→ Goal
It is required that the lines from the top of the listing through the line with "const e588 = [0.02, 0.03, 0.04, 0.06, 0.05, 0.08];" be reproduced exactly, excluding pictures.

→ Source excerpt
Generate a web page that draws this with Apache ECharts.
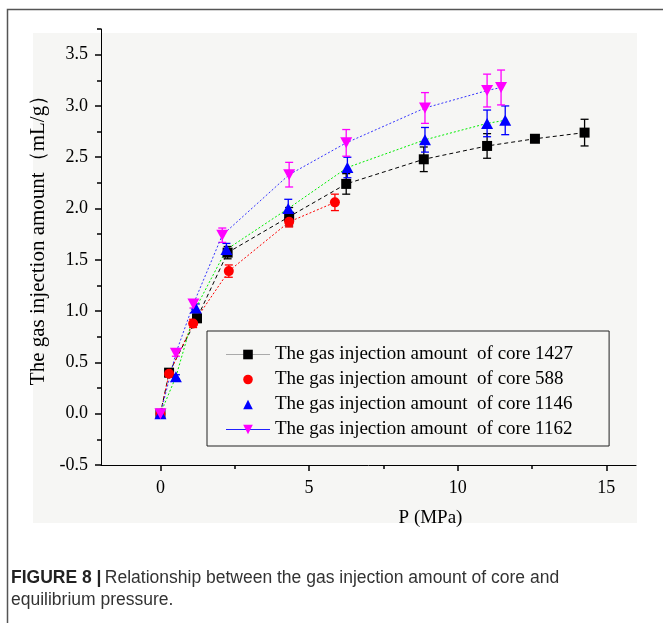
<!DOCTYPE html>
<html><head><meta charset="utf-8">
<script src="https://cdn.jsdelivr.net/npm/echarts@6/dist/echarts.min.js"></script>
<style>html,body{margin:0;padding:0;background:#fff}#c{width:663px;height:623px}</style>
</head><body><div id="c"></div>
<script>
// ---- data ----
const seriesNames = [
  'The gas injection amount  of core 1427',
  'The gas injection amount  of core 588',
  'The gas injection amount  of core 1146',
  'The gas injection amount  of core 1162'
];
const x1427 = [0, 0.29, 1.23, 2.26, 4.33, 6.25, 8.86, 10.99, 12.6, 14.27];
const y1427 = [0, 0.40, 0.93, 1.57, 1.92, 2.24, 2.48, 2.61, 2.68, 2.74];
const e1427 = [0.02, 0.03, 0.04, 0.06, 0.09, 0.10, 0.12, 0.12, 0, 0.13];

const x588 = [0, 0.29, 1.10, 2.30, 4.33, 5.87];
const y588 = [0, 0.39, 0.88, 1.39, 1.87, 2.06];
const e588 = [0.02, 0.03, 0.04, 0.06, 0.05, 0.08];

const x1146 = [0, 0.52, 1.19, 2.22, 4.30, 6.29, 8.90, 10.99, 11.6];
const y1146 = [0, 0.36, 1.03, 1.60, 2.00, 2.40, 2.67, 2.83, 2.86];
const e1146 = [0.02, 0.02, 0.04, 0.06, 0.09, 0.10, 0.12, 0.13, 0.14];

const x1162 = [0, 0.52, 1.11, 2.08, 4.33, 6.25, 8.90, 10.99, 11.46];
const y1162 = [0, 0.59, 1.07, 1.74, 2.33, 2.64, 2.98, 3.15, 3.18];
const e1162 = [0.02, 0.03, 0.04, 0.07, 0.12, 0.13, 0.15, 0.16, 0.17];

const xMajorTicks = [0, 5, 10, 15];
const xMinorTicks = [2.5, 7.5, 12.5];
const yMajorTicks = [-0.5, 0, 0.5, 1, 1.5, 2, 2.5, 3, 3.5];
const yMinorTicks = [-0.25, 0.25, 0.75, 1.25, 1.75, 2.25, 2.75, 3.25, 3.75];

// ---- helpers ----
const SERIF = '"Times New Roman","Liberation Serif","DejaVu Serif",serif';
const SANS = '"Liberation Sans",Arial,sans-serif';
function pts(xs, ys) { return xs.map((x, i) => [x, ys[i]]); }
function errs(xs, ys, es) { return xs.map((x, i) => [x, ys[i] - es[i], ys[i] + es[i]]); }
function errRender(color) {
  return function (params, api) {
    const x = api.value(0), lo = api.value(1), hi = api.value(2);
    if (hi - lo < 1e-9) return null;
    const p1 = api.coord([x, hi]), p2 = api.coord([x, lo]);
    const w = 4;
    const st = { stroke: color, lineWidth: 1.3 };
    return { type: 'group', children: [
      { type: 'line', shape: { x1: p1[0], y1: p1[1], x2: p2[0], y2: p2[1] }, style: st },
      { type: 'line', shape: { x1: p1[0] - w, y1: p1[1], x2: p1[0] + w, y2: p1[1] }, style: st },
      { type: 'line', shape: { x1: p2[0] - w, y1: p2[1], x2: p2[0] + w, y2: p2[1] }, style: st }
    ]};
  };
}
function errSeries(xs, ys, es, color) {
  return { type: 'custom', renderItem: errRender(color), data: errs(xs, ys, es),
           encode: { x: 0, y: [1, 2] }, z: 1, silent: true };
}
const colors = ['#000000', '#ff0000', '#0000ff', '#ff00ff'];

const chart = echarts.init(document.getElementById('c'), null, { renderer: 'canvas' });
chart.setOption({
  animation: false,
  backgroundColor: '#ffffff',
  graphic: [
    { type: 'rect', shape: { x: 33, y: 33, width: 604, height: 490 }, style: { fill: '#f6f6f4' }, z: -10 },
    { type: 'rect', shape: { x: 7.5, y: 9.5, width: 800, height: 800 }, style: { fill: 'none', stroke: '#555', lineWidth: 1.5 }, z: -9 },
    { type: 'text', left: 11, top: 567, style: {
        rich: { b: { fontWeight: 'bold', fontSize: 17.5, fontFamily: SANS, fill: '#222' },
                n: { fontSize: 17.5, fontFamily: SANS, fill: '#333' } },
        text: '{b|FIGURE 8 |} {n|Relationship between the gas injection amount of core and}\n{n|equilibrium pressure.}',
        lineHeight: 22 } }
  ],
  grid: { left: 101, top: 29, width: 535, height: 436, containLabel: false },
  legend: {
    orient: 'vertical', left: 207, top: 331,
    padding: [14, 36, 7, 18], itemGap: 6, itemWidth: 44, itemHeight: 12,
    borderColor: '#222', borderWidth: 1,
    textStyle: { fontFamily: SERIF, fontSize: 19, color: '#000' },
    data: [
      { name: seriesNames[0], lineStyle: { color: '#aaaaaa', type: 'solid', width: 1 } },
      { name: seriesNames[1], lineStyle: { opacity: 0 } },
      { name: seriesNames[2], lineStyle: { opacity: 0 } },
      { name: seriesNames[3], lineStyle: { color: '#2020ff', type: 'solid', width: 1.2 } }
    ]
  },
  xAxis: [{
    type: 'value', min: -2, max: 16, position: 'bottom',
    axisLine: { show: true, onZero: false, lineStyle: { color: '#000', width: 1 } },
    axisTick: { show: true, inside: false, length: 6, customValues: xMajorTicks, lineStyle: { color: '#000', width: 1.5 } },
    axisLabel: { customValues: xMajorTicks, margin: 14, fontFamily: SERIF, fontSize: 18, color: '#000' },
    splitLine: { show: false },
    name: 'P (MPa)', nameLocation: 'middle', nameGap: 44,
    nameTextStyle: { fontFamily: SERIF, fontSize: 19, color: '#000', padding: [0, 0, 0, 124] }
  }, {
    type: 'value', min: -2, max: 16, position: 'bottom',
    axisLine: { show: false, onZero: false },
    axisTick: { show: true, inside: false, length: 4, customValues: xMinorTicks, lineStyle: { color: '#000', width: 1.5 } },
    axisLabel: { show: false }, splitLine: { show: false }
  }],
  yAxis: [{
    type: 'value', min: -0.5, max: 3.75, position: 'left',
    axisLine: { show: true, onZero: false, lineStyle: { color: '#000', width: 1 } },
    axisTick: { show: true, inside: false, length: 6, customValues: yMajorTicks, lineStyle: { color: '#000', width: 1.5 } },
    axisLabel: { customValues: yMajorTicks, margin: 13, fontFamily: SERIF, fontSize: 18, color: '#000',
                 formatter: v => v.toFixed(1) },
    splitLine: { show: false },
    name: 'The gas injection amount（mL/g）', nameLocation: 'middle', nameGap: 48,
    nameTextStyle: { fontFamily: SERIF, fontSize: 21, color: '#000', padding: [0, 0, 0, 24] }
  }, {
    type: 'value', min: -0.5, max: 3.75, position: 'left',
    axisLine: { show: false, onZero: false },
    axisTick: { show: true, inside: false, length: 4, customValues: yMinorTicks, lineStyle: { color: '#000', width: 1.5 } },
    axisLabel: { show: false }, splitLine: { show: false }
  }],
  series: [
    errSeries(x1427, y1427, e1427, colors[0]),
    errSeries(x588, y588, e588, colors[1]),
    errSeries(x1146, y1146, e1146, colors[2]),
    errSeries(x1162, y1162, e1162, colors[3]),
    { name: seriesNames[0], type: 'line', data: pts(x1427, y1427), symbol: 'rect', symbolSize: 10,
      itemStyle: { color: colors[0] }, lineStyle: { color: '#000', width: 1, type: [4, 3] }, z: 3 },
    { name: seriesNames[1], type: 'line', data: pts(x588, y588), symbol: 'circle', symbolSize: 10,
      itemStyle: { color: colors[1] }, lineStyle: { color: '#ff0000', width: 1, type: [2, 2] }, z: 3 },
    { name: seriesNames[2], type: 'line', data: pts(x1146, y1146), symbol: 'triangle', symbolSize: [12, 11],
      itemStyle: { color: colors[2] }, lineStyle: { color: '#00ee00', width: 1, type: [2, 2] }, z: 3 },
    { name: seriesNames[3], type: 'line', data: pts(x1162, y1162), symbol: 'triangle', symbolSize: [12, 11], symbolRotate: 180,
      itemStyle: { color: colors[3] }, lineStyle: { color: '#3333ff', width: 1, type: [2, 2] }, z: 3 }
  ]
});
</script></body></html>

→ The response
Generate a web page that draws this with Apache ECharts.
<!DOCTYPE html>
<html><head><meta charset="utf-8">
<script src="https://cdn.jsdelivr.net/npm/echarts@6/dist/echarts.min.js"></script>
<style>html,body{margin:0;padding:0;background:#fff}#c{width:663px;height:623px}</style>
</head><body><div id="c"></div>
<script>
// ---- data ----
const seriesNames = [
  'The gas injection amount  of core 1427',
  'The gas injection amount  of core 588',
  'The gas injection amount  of core 1146',
  'The gas injection amount  of core 1162'
];
const x1427 = [0, 0.29, 1.23, 2.26, 4.33, 6.25, 8.86, 10.99, 12.6, 14.27];
const y1427 = [0, 0.40, 0.93, 1.57, 1.92, 2.24, 2.48, 2.61, 2.68, 2.74];
const e1427 = [0.02, 0.03, 0.04, 0.06, 0.09, 0.10, 0.12, 0.12, 0, 0.13];

const x588 = [0, 0.29, 1.10, 2.30, 4.33, 5.87];
const y588 = [0, 0.39, 0.88, 1.39, 1.87, 2.06];
const e588 = [0.02, 0.03, 0.04, 0.06, 0.05, 0.08];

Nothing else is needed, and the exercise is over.